I immediately saw that pattern as 2^(n-1) because binary, 2^n (because of programming, binary is something I use on the daily), and because it related to the equation (2^n)-1, also related to binary.
It's funny when you think about it, math and programming are so similar yet so different, or at least in my mind they are.
As a CS grad, the first thing I saw was the pattern
im sorry, but what's a CS grad?
Matej božič Computer sciences graduate, i guess.
Slithereenn oh yeah.. probably, thanks!
Matej božič You're always welcome :)
congrats i saw it in less than 5 sec and i'm still an undergrad, anyone with a basic understanding of powers can see it stop gloating, in fact if a student can't see the pattern he should be worried
you dont need geometric series to solve that, just add 1 to the 1+2+4+..., you can see that the 1 you add merge the 1, equal 2, then 2 merge 2 equal 4 and so on until it is 2 to the n, and finally minus 1 which you added earlier.
I went through another day not having to use these calculations, again.
That smug face at the end! :D
If we use the equation (2^n -1)(2^n-1) I noticed that the number of divisors(including the number itself) of a perfect number is always equal 2n.

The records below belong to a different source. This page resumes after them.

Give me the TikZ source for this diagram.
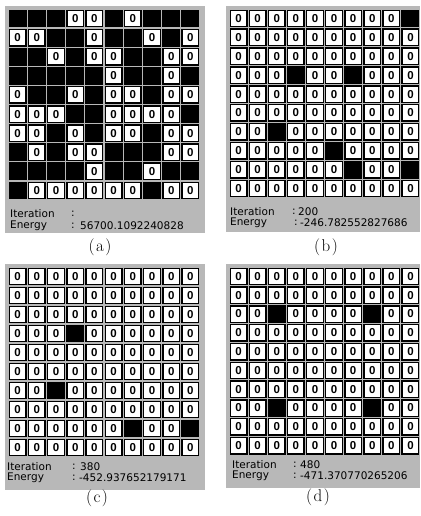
\documentclass[tikz,border=0pt]{standalone}
\usepackage{fontspec}
\newfontfamily\zerofont{Liberation Sans}
\newfontfamily\uifont{DejaVu Sans}
\tikzset{
  panelbg/.style={fill=black!28, draw=none},
  zcell/.style={draw=black, line width=1.4pt, fill=white, inner sep=0pt,
    minimum width=16.6pt, minimum height=16.4pt,
    font=\zerofont\bfseries\fontsize{11.5}{11.5}\selectfont},
  bcell/.style={zcell, fill=black},
  infotext/.style={font=\uifont\fontsize{10.5}{11}\selectfont, inner sep=0pt, anchor=west},
  panellabel/.style={font=\fontsize{17}{19}\selectfont, inner sep=0pt}
}
% #1 name, #2 x0, #3 y0, #4 pitch x, #5 pitch y, #6 rows
\newcommand\drawpanel[6]{%
  \foreach \rowlist [count=\r] in {#6} {
    \foreach \v [count=\c] in \rowlist {
      \ifnum\v=1
        \node[bcell] (#1-\r-\c) at ({#2+(\c-0.5)*#4},{#3+(\r-0.5)*#5}) {};
      \else
        \node[zcell] (#1-\r-\c) at ({#2+(\c-0.5)*#4},{#3+(\r-0.5)*#5}) {0};
      \fi
    }
  }
}
\begin{document}
\begin{tikzpicture}[x=1pt,y=-1pt]
\useasboundingbox (0,0) rectangle (420,516);
\fill[white] (0,0) rectangle (420,516);
% backgrounds
\fill[panelbg] (5,6) rectangle (205,233);
\fill[panelbg] (226,6) rectangle (420,232);
\fill[panelbg] (5,264) rectangle (205,490);
\fill[panelbg] (226,264) rectangle (420,488);
% (a)
\drawpanel{a}{8}{9}{19.2}{19.1}{
 {1,1,1,0,0,1,0,1,1,1},
 {0,0,1,1,0,1,1,0,1,0},
 {1,1,0,1,0,0,1,1,0,0},
 {1,1,1,1,1,0,1,1,0,1},
 {0,1,1,0,1,0,0,1,0,0},
 {0,0,0,1,1,0,0,0,0,1},
 {0,0,1,0,1,0,0,1,0,0},
 {1,0,1,0,0,1,1,1,0,0},
 {1,1,1,1,0,1,1,0,1,1},
 {1,0,0,0,0,0,0,1,0,0}}
% (b)
\drawpanel{b}{229}{9}{19.1}{18.9}{
 {0,0,0,0,0,0,0,0,0,1},
 {0,0,0,0,0,0,0,0,0,0},
 {0,0,0,0,0,0,0,0,0,0},
 {0,0,0,1,0,0,1,0,0,0},
 {0,0,0,0,0,0,0,0,0,0},
 {0,0,0,0,0,0,0,0,0,0},
 {0,0,1,0,0,0,0,0,0,0},
 {0,0,0,0,0,1,0,0,0,0},
 {0,0,0,0,0,0,1,0,0,1},
 {0,0,0,0,0,0,0,0,0,0}}
% (c)
\drawpanel{c}{8}{267}{19.2}{19.0}{
 {0,0,0,0,0,0,0,0,0,0},
 {0,0,0,0,0,0,0,0,0,0},
 {0,0,0,0,0,0,0,0,0,0},
 {0,0,0,1,0,0,0,0,0,0},
 {0,0,0,0,0,0,0,0,0,0},
 {0,0,0,0,0,0,0,0,0,0},
 {0,0,1,0,0,0,0,0,0,0},
 {0,0,0,0,0,0,0,0,0,0},
 {0,0,0,0,0,0,1,0,0,1},
 {0,0,0,0,0,0,0,0,0,0}}
% (d)
\drawpanel{d}{229}{267}{19.1}{18.8}{
 {0,0,0,0,0,0,0,0,0,0},
 {0,0,0,0,0,0,0,0,0,0},
 {0,0,1,0,0,0,0,1,0,0},
 {0,0,0,0,0,0,0,0,0,0},
 {0,0,0,0,0,0,0,0,0,0},
 {0,0,0,0,0,0,0,0,0,0},
 {0,0,0,0,0,0,0,0,0,0},
 {0,0,1,0,0,0,0,1,0,0},
 {0,0,0,0,0,0,0,0,0,0},
 {0,0,0,0,0,0,0,0,0,0}}
% info texts
\node[infotext] (a-it) at (10,214) {Iteration};
\node[infotext] (a-itc) at (71,214) {:};
\node[infotext] (a-en) at (10,226) {Energy};
\node[infotext] (a-enc) at (71,226) {:};
\node[infotext] (a-env) at (80,226) {56700.1092240828};

\node[infotext] (b-it) at (230,212) {Iteration};
\node[infotext] (b-itc) at (292,212) {:};
\node[infotext] (b-itv) at (298,212) {200};
\node[infotext] (b-en) at (230,223) {Energy};
\node[infotext] (b-enc) at (294,223) {:};
\node[infotext] (b-env) at (300,223) {-246.782552827686};

\node[infotext] (c-it) at (7,467) {Iteration};
\node[infotext] (c-itc) at (72,467) {:};
\node[infotext] (c-itv) at (80,467) {380};
\node[infotext] (c-en) at (7,478) {Energy};
\node[infotext] (c-enc) at (72,478) {:};
\node[infotext] (c-env) at (79,478) {-452.937652179171};

\node[infotext] (d-it) at (232,465) {Iteration};
\node[infotext] (d-itc) at (293,465) {:};
\node[infotext] (d-itv) at (300,465) {480};
\node[infotext] (d-en) at (232,476) {Energy};
\node[infotext] (d-enc) at (293,476) {:};
\node[infotext] (d-env) at (300,476) {-471.370770265206};
% labels
\node[panellabel] (la) at (100,247) {(\kern1.5pt a\kern1.5pt)};
\node[panellabel] (lb) at (326,247) {(\kern1.5pt b\kern1.5pt)};
\node[panellabel] (lc) at (97,498) {(\kern1.5pt c\kern1.5pt)};
\node[panellabel] (ld) at (318,497) {(\kern1.5pt d\kern1.5pt)};
\end{tikzpicture}
\end{document}
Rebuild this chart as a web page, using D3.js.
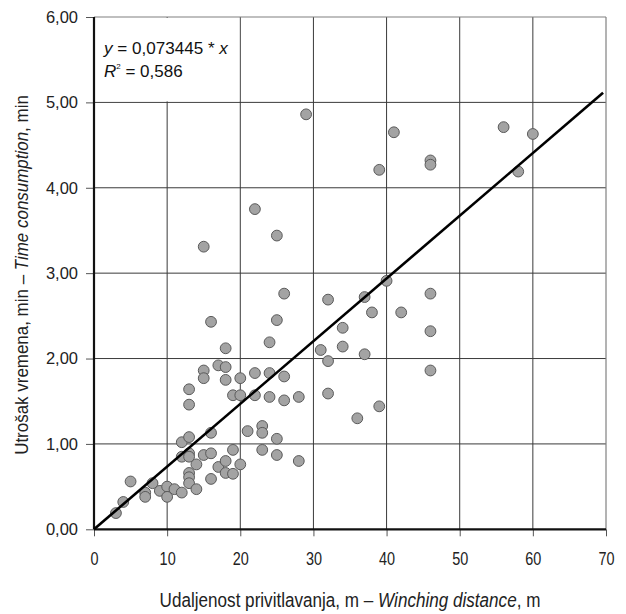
<!DOCTYPE html>
<html><head><meta charset="utf-8">
<script src="https://cdn.jsdelivr.net/npm/d3@7"></script>
<style>
html,body{margin:0;padding:0;background:#fff;}
text{font-family:"Liberation Sans",Arial,sans-serif;}
</style></head><body>
<svg id="chart" width="626" height="614"></svg>
<script>
const xValues = [3,4,5,7,7,8,9,10,10,11,12,12,12,13,13,13,13,13,13,13,13,14,14,15,15,15,15,16,16,16,16,17,17,18,18,18,18,18,19,19,19,20,20,20,21,22,22,22,23,23,23,24,24,24,25,25,25,25,26,26,26,28,28,29,31,32,32,32,34,34,36,37,37,38,39,39,40,41,42,46,46,46,46,46,56,58,60];
const yValues = [0.19,0.32,0.56,0.43,0.38,0.54,0.45,0.50,0.38,0.47,0.43,1.02,0.85,1.08,0.89,0.85,0.66,0.61,0.54,1.64,1.46,0.76,0.47,0.87,1.86,1.77,3.31,0.89,1.13,0.59,2.43,0.73,1.92,0.80,0.66,1.90,1.75,2.12,0.93,0.65,1.57,0.76,1.57,1.77,1.15,1.83,1.57,3.75,1.21,1.13,0.93,1.83,1.55,2.19,1.06,0.87,2.45,3.44,1.79,1.51,2.76,1.55,0.80,4.86,2.10,2.69,1.97,1.59,2.36,2.14,1.30,2.72,2.05,2.54,1.44,4.21,2.91,4.65,2.54,4.32,4.27,2.76,2.32,1.86,4.71,4.19,4.63];
const xTicks = [0,10,20,30,40,50,60,70];
const yTicks = [0,1,2,3,4,5,6];
const slope = 0.073445;
const fitRange = [0, 69.6];
const eqLine1 = "= 0,073445 * ";
const eqLine2 = "= 0,586";
const xTitleA = "Udaljenost privitlavanja, m – ";
const xTitleB = "Winching distance";
const xTitleC = ", m";
const yTitleA = "Utrošak vremena, min – ";
const yTitleB = "Time consumption";
const yTitleC = ", min";

const svg = d3.select("#chart");
const x = d3.scaleLinear().domain([0,70]).range([94,606]);
const y = d3.scaleLinear().domain([0,6]).range([529.3,17]);
const fmt = d => d.toFixed(2).replace(".", ",");

// grid
const g = svg.append("g");
g.selectAll(".vg").data(xTicks.slice(1,-1)).join("line")
  .attr("x1", d=>x(d)).attr("x2", d=>x(d)).attr("y1", y(0)).attr("y2", y(6))
  .attr("stroke", "#3a3a3a").attr("stroke-width", 1);
g.selectAll(".hg").data(yTicks.slice(1,-1)).join("line")
  .attr("x1", x(0)).attr("x2", x(70)).attr("y1", d=>y(d)).attr("y2", d=>y(d))
  .attr("stroke", "#3a3a3a").attr("stroke-width", 1);
g.append("line").attr("x1", x(0)).attr("x2", x(70)).attr("y1", y(6)).attr("y2", y(6)).attr("stroke", "#808080").attr("stroke-width", 1.2);
g.append("line").attr("x1", x(70)).attr("x2", x(70)).attr("y1", y(0)).attr("y2", y(6)).attr("stroke", "#808080").attr("stroke-width", 1.2);

// annotation box (hides grid under text)
svg.append("rect").attr("x", x(0)+1).attr("y", y(6)+1)
  .attr("width", x(20)-x(0)-2).attr("height", y(5)-y(6)-2).attr("fill", "#fff");

// axes
const xAxis = d3.axisBottom(x).tickValues(xTicks).tickSize(7).tickPadding(6).tickFormat(d3.format("d"));
const yAxis = d3.axisLeft(y).tickValues(yTicks).tickSize(8).tickPadding(8).tickFormat(fmt);
const gx = svg.append("g").attr("transform", `translate(0,${y(0)})`).call(xAxis);
const gy = svg.append("g").attr("transform", `translate(${x(0)},0)`).call(yAxis);
[gx, gy].forEach(a => {
  a.select(".domain").remove();
  a.selectAll(".tick line").attr("stroke", "#555").attr("stroke-width", 1);
  a.selectAll("text").attr("fill", "#222").attr("font-family", '"Liberation Sans",Arial,sans-serif');
});
gy.selectAll("text").attr("font-size", 16.5);
const sx = 0.78;
gx.selectAll(".tick text").attr("font-size", 18.5).attr("dy", null)
  .attr("y", 0).attr("transform", `translate(0,36) scale(${sx},1)`);

svg.append("line").attr("x1", x(0)).attr("x2", x(70)).attr("y1", y(0)).attr("y2", y(0)).attr("stroke", "#111").attr("stroke-width", 2.2);
svg.append("line").attr("x1", x(0)).attr("x2", x(0)).attr("y1", y(0)).attr("y2", y(6)).attr("stroke", "#111").attr("stroke-width", 2.2);

// points
const pts = xValues.map((v,i)=>({x:v, y:yValues[i]}));
svg.append("g").selectAll("circle").data(pts).join("circle")
  .attr("cx", d=>x(d.x)).attr("cy", d=>y(d.y)).attr("r", 5.4)
  .attr("fill", "#a3a3a3").attr("stroke", "#5a5a5a").attr("stroke-width", 1);

// fit line
svg.append("line")
  .attr("x1", x(fitRange[0])).attr("y1", y(slope*fitRange[0]))
  .attr("x2", x(fitRange[1])).attr("y2", y(slope*fitRange[1]))
  .attr("stroke", "#000").attr("stroke-width", 2.6);

// helper: scale text horizontally to a target width
function fitWidth(sel, tx, ty, target, rot) {
  const w = sel.node().getComputedTextLength();
  const s = target / w;
  sel.attr("transform", `translate(${tx},${ty})${rot ? " rotate(-90)" : ""} scale(${s},1)`);
}

// equation
const eq = svg.append("text").attr("font-size", 17).attr("fill", "#111");
eq.append("tspan").attr("font-style", "italic").text("y");
eq.append("tspan").text(" " + eqLine1);
eq.append("tspan").attr("font-style", "italic").text("x");
fitWidth(eq, 104, 54, 124, false);
const r2 = svg.append("text").attr("x", 104).attr("y", 77).attr("font-size", 17).attr("fill", "#111");
r2.append("tspan").attr("font-style", "italic").text("R");
r2.append("tspan").attr("font-size", 8).attr("dy", -8).text("2");
r2.append("tspan").attr("dy", 8).text(" " + eqLine2);

// axis titles
const xt = svg.append("text").attr("text-anchor", "middle").attr("font-size", 19.5).attr("fill", "#222");
xt.append("tspan").text(xTitleA);
xt.append("tspan").attr("font-style", "italic").text(xTitleB);
xt.append("tspan").text(xTitleC);
fitWidth(xt, 350, 607, 381, false);
const yt = svg.append("text").attr("text-anchor", "middle").attr("font-size", 17.5).attr("fill", "#222");
yt.append("tspan").text(yTitleA);
yt.append("tspan").attr("font-style", "italic").text(yTitleB);
yt.append("tspan").text(yTitleC);
fitWidth(yt, 28, 275, 360, true);
</script>
</body></html>
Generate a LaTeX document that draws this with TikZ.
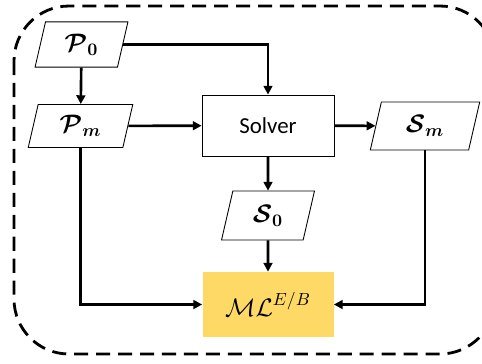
\documentclass[tikz,border=0pt]{standalone}
\usepackage{amsmath,amssymb,bm}
\usepackage{fontspec}
\setsansfont{Carlito}
\usetikzlibrary{shapes.geometric,arrows.meta}

\begin{document}
\begin{tikzpicture}[data/.style={trapezium,trapezium left angle=77,trapezium right angle=103,
                                 draw,line width=0.5pt,inner sep=0pt,
                                 minimum height=0.86cm,minimum width=1.86cm,font=\Large},
                    flow/.style={line width=1.5pt,-{Triangle[length=5pt,width=5pt]}}]
  \useasboundingbox (0,0) rectangle (9.64,-7.26);
  \draw[line width=1.6pt,dash pattern=on 8pt off 4.5pt,rounded corners=1.1cm]
    (0.28,-0.12) rectangle (9.9,-7.08);
  \node[data] (p0) at (1.63,-0.89) {$\bm{\mathcal{P}_{0}}$};
  \node[data] (pm) at (1.61,-2.52) {$\bm{\mathcal{P}_{m}}$};
  \node[draw,line width=0.5pt,minimum width=2.64cm,minimum height=1.22cm,
        font=\sffamily\fontsize{13}{15}\selectfont] (solver) at (5.36,-2.51) {Solver};
  \node[data,minimum height=0.96cm] (sm) at (8.5,-2.52) {$\bm{\mathcal{S}_{m}}$};
  \node[data] (s0) at (5.36,-4.31) {$\bm{\mathcal{S}_{0}}$};
  \node[fill={rgb,255:red,255;green,217;blue,102},minimum width=2.62cm,minimum height=1.3cm,
        font=\Large] (ml) at (5.36,-6.09) {$\mathcal{ML}^{E/B}$};
  \draw[flow] (p0.east) -| (solver.north);
  \draw[flow] (p0) -- (pm);
  \draw[flow] (pm) -- (solver);
  \draw[flow] (solver) -- (sm);
  \draw[flow] (solver) -- (s0);
  \draw[flow] (s0) -- (ml);
  \draw[flow] (pm.south) |- (ml.west);
  \draw[flow] (sm.south) |- (ml.east);
\end{tikzpicture}
\end{document}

Does someone know why is that?
A little-known fact is the converse of the theorem proved here is also true: If an even number is perfect, it must be of the form described here (i.e, 2 ^ (n - 1) * ((2 ^ n) - 1) ). This was proved by either Euler or Fermat, I'm not sure which. The proof is also longer than this one.
I found the 2,4,16,64 incredibly quickly. I’m not a genius, I just had already read the top comment
Excellent presentation of the topics. Many many thanks. DrRahul Rohtak India
Interestingly enough, one way to tackle the 1 + 2^1 + 2^2 + … 2^(n-2) + 2^(n-1) summation is to write it in binary. What happens when you do that is you get a binary number that’s a series of 1s that’s n-1 digits long, so if you’re familiar with how binary numbers work it becomes immediately obvious what the sum is.
Matt,
When I go to university I want to be in your class! What university do you teach at? I got your signed book for Christmas with shapes of constant width 2d and 3d, utilities mug, and the heart keyring! (I can't remember what it was called) they were the best presents ever!
Pattern at the start seemed obvious to me, but a interesting video none the less
There's a mistake at 10:00.
It should be: (1+2+...+2^(n-1)) + (2^n -1) + .........
You wrote: (1+2+...+2^(n-1))*(2^n -1) + (2^n -1) + .........
9+10=21
Agreed, same mistake at 9:19
I think that was originally supposed to be a reminder, that the sum in that line adds up to (2^n)-1 ... but using commentary with round brackets in equations is not a smart thing to do.
***** or 9+4=30
yes, plz correct, i try to follow along but mistakes like these can literally throw the video out of wack
Can you prove this problem via Induction of the series?